## EXERCISE BRIEF
Every line of the material is to be quoted verbatim, minus the pictures.

## DATASET EXCERPT
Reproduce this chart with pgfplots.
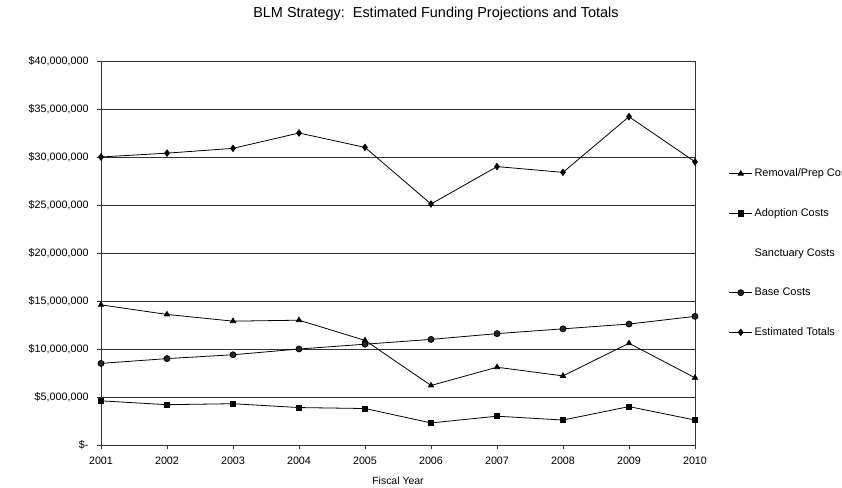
\documentclass[border=0pt]{standalone}
\usepackage{pgfplots}
\pgfplotsset{compat=1.18}
\usepackage{fontspec}
\setmainfont{Liberation Sans}
\begin{document}
\begin{tikzpicture}
\begin{axis}[
  name=ax, at={(0,0)}, anchor=south west,
  scale only axis, width=594bp, height=384bp,
  xmin=2001, xmax=2010, ymin=0, ymax=40,
  xtick={2001,2002,2003,2004,2005,2006,2007,2008,2009,2010},
  xticklabels={2001,2002,2003,2004,2005,2006,2007,2008,2009,2010},
  ytick={0,5,10,15,20,25,30,35,40},
  yticklabels={{\$-},{\$5,000,000},{\$10,000,000},{\$15,000,000},{\$20,000,000},{\$25,000,000},{\$30,000,000},{\$35,000,000},{\$40,000,000}},
  ymajorgrids, grid style={black!80, line width=0.5pt},
  axis line style={black!80, line width=0.6pt},
  tick align=outside, major tick length=4bp, tick style={black!80},
  xtick pos=bottom, ytick pos=left,
  tick label style={font=\fontsize{10.8}{12}\selectfont},
  xticklabel style={yshift=-4bp},
  yticklabel style={xshift=-5bp},
  xlabel={Fiscal Year}, xlabel style={font=\fontsize{10.5}{12}\selectfont, yshift=-6bp},
  legend style={at={(1.052,0.5)}, anchor=west, draw=none, fill=none,
    font=\fontsize{11}{13}\selectfont, row sep=26.5pt, legend cell align=left},
  legend image code/.code={\draw[mark repeat=2,mark phase=2] plot coordinates {(0cm,0cm)(0.4cm,0cm)(0.8cm,0cm)};},
]
\addplot[black, line width=0.8pt, mark=triangle*, mark size=3pt, mark options={solid, fill=black}] coordinates {
 (2001,14.6) (2002,13.6) (2003,12.9) (2004,13.0) (2005,10.9)
 (2006,6.2) (2007,8.1) (2008,7.2) (2009,10.6) (2010,7.0)};
\addlegendentry{Removal/Prep Costs}
\addplot[black, line width=0.8pt, mark=square*, mark size=2.6pt, mark options={solid, fill=black}] coordinates {
 (2001,4.6) (2002,4.2) (2003,4.3) (2004,3.9) (2005,3.8)
 (2006,2.3) (2007,3.0) (2008,2.6) (2009,4.0) (2010,2.6)};
\addlegendentry{Adoption Costs}
\addlegendimage{legend image code/.code={}}
\addlegendentry{Sanctuary Costs}
\addplot[black, line width=0.8pt, mark=*, mark size=3pt, mark options={solid, fill=black!85}] coordinates {
 (2001,8.5) (2002,9.0) (2003,9.4) (2004,10.0) (2005,10.5)
 (2006,11.0) (2007,11.6) (2008,12.1) (2009,12.6) (2010,13.4)};
\addlegendentry{Base Costs}
\addplot[black, line width=0.8pt, mark=diamond*, mark size=3.2pt, mark options={solid, fill=black}] coordinates {
 (2001,30.0) (2002,30.4) (2003,30.9) (2004,32.5) (2005,31.0)
 (2006,25.1) (2007,29.0) (2008,28.4) (2009,34.2) (2010,29.5)};
\addlegendentry{Estimated Totals}
\end{axis}
\path (ax.north west) ++(335bp,47bp) node[font=\fontsize{14.5}{16}\selectfont] {BLM Strategy:\ \ Estimated Funding Projections and Totals};
\pgfresetboundingbox
\path[use as bounding box] (ax.south west) ++(-101bp,-43bp) rectangle ++(842bp,488bp);
\end{tikzpicture}
\end{document}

## WRITTEN RESPONSE
Reproduce this chart with pgfplots.
\documentclass[border=0pt]{standalone}
\usepackage{pgfplots}
\pgfplotsset{compat=1.18}
\usepackage{fontspec}
\setmainfont{Liberation Sans}
\begin{document}
\begin{tikzpicture}
\begin{axis}[
  name=ax, at={(0,0)}, anchor=south west,
  scale only axis, width=594bp, height=384bp,
  xmin=2001, xmax=2010, ymin=0, ymax=40,
  xtick={2001,2002,2003,2004,2005,2006,2007,2008,2009,2010},
  xticklabels={2001,2002,2003,2004,2005,2006,2007,2008,2009,2010},
  ytick={0,5,10,15,20,25,30,35,40},
  yticklabels={{\$-},{\$5,000,000},{\$10,000,000},{\$15,000,000},{\$20,000,000},{\$25,000,000},{\$30,000,000},{\$35,000,000},{\$40,000,000}},
  ymajorgrids, grid style={black!80, line width=0.5pt},
  axis line style={black!80, line width=0.6pt},
  tick align=outside, major tick length=4bp, tick style={black!80},
  xtick pos=bottom, ytick pos=left,
  tick label style={font=\fontsize{10.8}{12}\selectfont},
  xticklabel style={yshift=-4bp},
  yticklabel style={xshift=-5bp},
  xlabel={Fiscal Year}, xlabel style={font=\fontsize{10.5}{12}\selectfont, yshift=-6bp},
  legend style={at={(1.052,0.5)}, anchor=west, draw=none, fill=none,
    font=\fontsize{11}{13}\selectfont, row sep=26.5pt, legend cell align=left},
  legend image code/.code={\draw[mark repeat=2,mark phase=2] plot coordinates {(0cm,0cm)(0.4cm,0cm)(0.8cm,0cm)};},
]
\addplot[black, line width=0.8pt, mark=triangle*, mark size=3pt, mark options={solid, fill=black}] coordinates {
 (2001,14.6) (2002,13.6) (2003,12.9) (2004,13.0) (2005,10.9)
 (2006,6.2) (2007,8.1) (2008,7.2) (2009,10.6) (2010,7.0)};
\addlegendentry{Removal/Prep Costs}
\addplot[black, line width=0.8pt, mark=square*, mark size=2.6pt, mark options={solid, fill=black}] coordinates {
 (2001,4.6) (2002,4.2) (2003,4.3) (2004,3.9) (2005,3.8)
 (2006,2.3) (2007,3.0) (2008,2.6) (2009,4.0) (2010,2.6)};
\addlegendentry{Adoption Costs}
\addlegendimage{legend image code/.code={}}
\addlegendentry{Sanctuary Costs}
\addplot[black, line width=0.8pt, mark=*, mark size=3pt, mark options={solid, fill=black!85}] coordinates {
 (2001,8.5) (2002,9.0) (2003,9.4) (2004,10.0) (2005,10.5)
 (2006,11.0) (2007,11.6) (2008,12.1) (2009,12.6) (2010,13.4)};
\addlegendentry{Base Costs}
\addplot[black, line width=0.8pt, mark=diamond*, mark size=3.2pt, mark options={solid, fill=black}] coordinates {
 (2001,30.0) (2002,30.4) (2003,30.9) (2004,32.5) (2005,31.0)
 (2006,25.1) (2007,29.0) (2008,28.4) (2009,34.2) (2010,29.5)};
\addlegendentry{Estimated Totals}
\end{axis}
\path (ax.north west) ++(335bp,47bp) node[font=\fontsize{14.5}{16}\selectfont] {BLM Strategy:\ \ Estimated Funding Projections and Totals};
\pgfresetboundingbox
\path[use as bounding box] (ax.south west) ++(-101bp,-43bp) rectangle ++(842bp,488bp);
\end{tikzpicture}
\end{document}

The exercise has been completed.